Either a dark blue/navy or dark gray solid suit is the clear choice to begin building the “dress up” portion of your wardrobe, particularly for those who aspire to work in the fields of finance, law, politics, or sales and marketing. The versatility, universal acceptance, and powerful symbolism of either suit is unrivaled. Either one is your one essential suit.
With respect to style, a classic two-button coat and a flat front pant, with our without cuffs, is the way to go. If you’re having a suit made, you may also want to add a matching vest, though I would advise against adding the vest to the look in most interview situations, lest you come across a bit too charming.

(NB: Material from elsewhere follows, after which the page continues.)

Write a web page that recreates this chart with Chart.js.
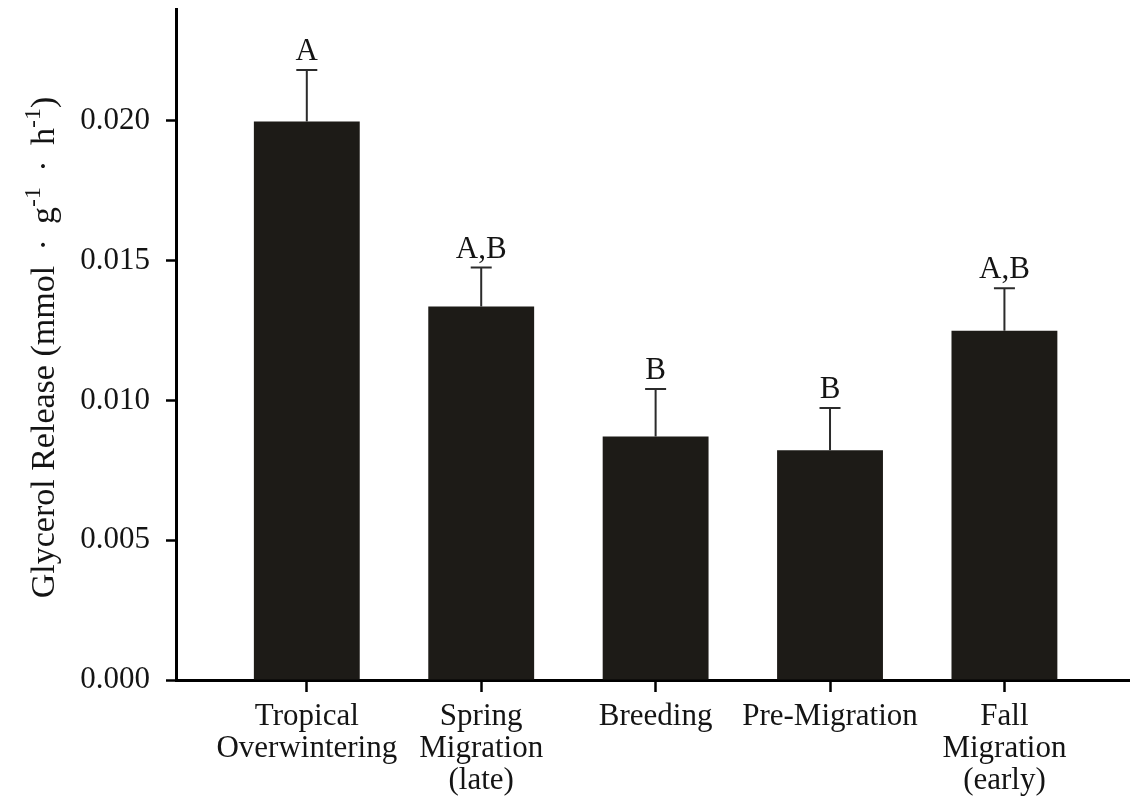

As every main dish needs a side or two to complete the meal, your dark solid suit will need a white shirt for formal and/or conservative occasions and another shirt, maybe a stripe or check of some kind, to mix it up and add flavor. Be sure to add at least one shirt with French cuffs. Why? Well, for one, there are just too many fun cufflinks that need to worn. There is truly something for everyone, including your school if you went to one of more than 100 Division I schools now represented in our NCAA collection.
Your look will be complete with a pair of black dress shoes and coordinating belt of the same color, dark socks that are essentially the same color as your pants, and a selection of ties and pocket squares.
Michael K. just got two outfits from his grandfather for his college graduation. A dark gray solid suit is the foundation piece, complemented by a blue windowpane sport jacket and navy solid pant to provide a more casual alternative. Both look great with a light blue solid shirt and sophisticated neat pattern tie. He also got a green check shirt and coordinating tie that he really likes with the gray suit. The gray pant from the suit can also be worn with the sport jacket, so there is a lot of natural versatility in everything he picked out.